Ted Lasson Season 2 also gives its large ensemble room to grow in satisfying and surprising ways. In one of the best sub-plots, Nigerian player Sam (Toheeb Jimoh, who shines now with his expanded screen time) grapples with an ethical decision that could impact the entire team. And newly promoted Coach Nate (Nick Mohammed) begins gauging his self-worth against his social media image, with sure-to-be-polarizing results.

Meanwhile, Roy (Brett Goldstein) and Keeley (Juno Temple) grow into their serious relationship, facing personal and professional trials along the way. Every character, from team owner Rebecca (Hannah Waddingham) to Diamond Dog Higgins (Jeremy Swift), is given ample screen time, albeit in disparate plots that rarely see them all in the same place.

A season-long attempt to humanize saint-like Ted and question his methods may sound like a drag, but rest assured, Season 2 of Ted Lasso isn’t just here to bum you out. The show’s comedy is still firing on all cylinders. When Rebecca tells Ted she’s dating a man named John, he exclaims, “STAMOS?!” with a near-jump-scare level of fervor. Later on, we’re introduced to his coaching alter ego, “Led Tasso,” whose attempts to be a hardass are more hilarious than intimidating.

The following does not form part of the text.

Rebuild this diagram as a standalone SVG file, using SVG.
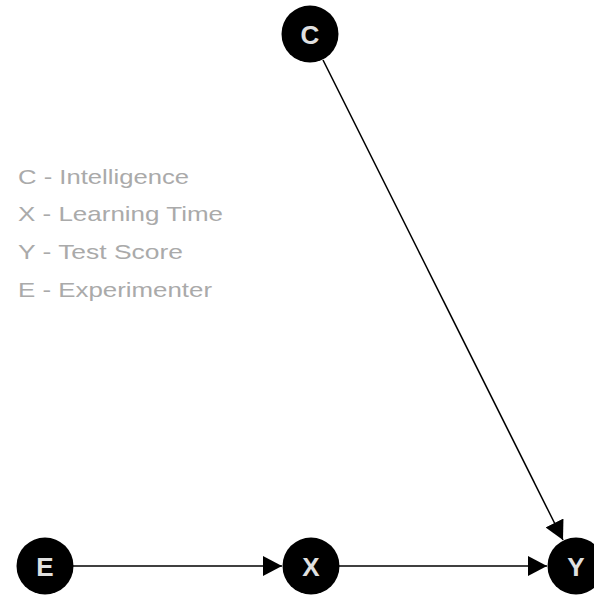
<svg xmlns="http://www.w3.org/2000/svg" width="594" height="595" viewBox="0 0 594 595">
<style>
.node circle{fill:#000;}
.node text{fill:#e0e0e0;font-family:"Liberation Sans",Arial,sans-serif;font-weight:bold;font-size:26px;text-anchor:middle;}
.legend{fill:#aaaaaa;font-family:"Liberation Sans",Arial,sans-serif;font-size:21px;}
.edge{stroke:#000;stroke-width:1.5;fill:none;marker-end:url(#arr);}
</style>
<defs>
<marker id="arr" markerWidth="20" markerHeight="20" refX="19" refY="10" orient="auto" markerUnits="userSpaceOnUse">
<path d="M0,0 L19,10 L0,20 Z" fill="#000"/>
</marker>
</defs>
<rect width="594" height="595" fill="#fff"/>
<g id="connectors">
<line class="edge" x1="73" y1="566" x2="282" y2="566"/>
<line class="edge" x1="339" y1="566" x2="547" y2="566"/>
<line class="edge" x1="323" y1="60" x2="563" y2="540"/>
</g>
<g id="C" class="node"><circle cx="310" cy="34" r="28.5"/><text x="310" y="43.5">C</text></g>
<g id="E" class="node"><circle cx="45" cy="566" r="28.5"/><text x="45" y="575.5">E</text></g>
<g id="X" class="node"><circle cx="311" cy="566" r="28.5"/><text x="311" y="575.5">X</text></g>
<g id="Y" class="node"><circle cx="576" cy="566" r="28.5"/><text x="576" y="575.5">Y</text></g>
<g id="legend">
<text class="legend" x="18" y="184" textLength="171" lengthAdjust="spacingAndGlyphs">C - Intelligence</text>
<text class="legend" x="18" y="221" textLength="205" lengthAdjust="spacingAndGlyphs">X - Learning Time</text>
<text class="legend" x="18" y="259" textLength="165" lengthAdjust="spacingAndGlyphs">Y - Test Score</text>
<text class="legend" x="18" y="297" textLength="194" lengthAdjust="spacingAndGlyphs">E - Experimenter</text>
</g>
</svg>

Pop culture bits between Ted and quippy Coach Bearde (Brendan Hunt) are cleverer than ever, with the two riffing on everything from Tom Cruise’s tiny ponytails to the climax of The Shining. In the tradition of Bill Lawrence (Scrubs, Cougar Town) sitcoms, several of the most laugh-out-loud moments are too intricate in their silliness to easily describe here.

Sudeikis’ performance is the glue that holds the series together. When he’s serious, imbuing folksy monologues with restrained emotion, he’ll make you cry. Ted often looks as if he could cry himself, his open-heartedness physically manifested in the form of eyes that are always half-brimming with tears.

Yet when he’s funny, as when he spends an inordinate amount of time trying to figure out how to sit on a couch while nervous, Sudeikis can deliver physical comedy and babbling witticisms with just as much enthusiasm. This season, he unearths a fine line between the two, and we see — through psychologist Sharon’s eyes — when Ted’s jokes become defense mechanisms.

Ted Lasso Season 2 (so far, through the first eight episodes) doesn’t quite reach the perfection of its first. But its imperfection is admirable because it clearly comes from an urge to push past its initial conceit. Having sold us completely on the concept of a Mr. Rogers-like football coach who can single-handedly dismantle toxic masculinity, the folks behind Ted Lasso seem compelled to acknowledge — perhaps in the wake of 2020 — that real life is often more complicated than that.

The result is a funny, sweet, and, yes, challenging batch of episodes that builds on a larger-than-life first season in compelling, surprising ways.

Ted Lasson Season 2 begins dropping weekly on Apple TV+ on July 23rd.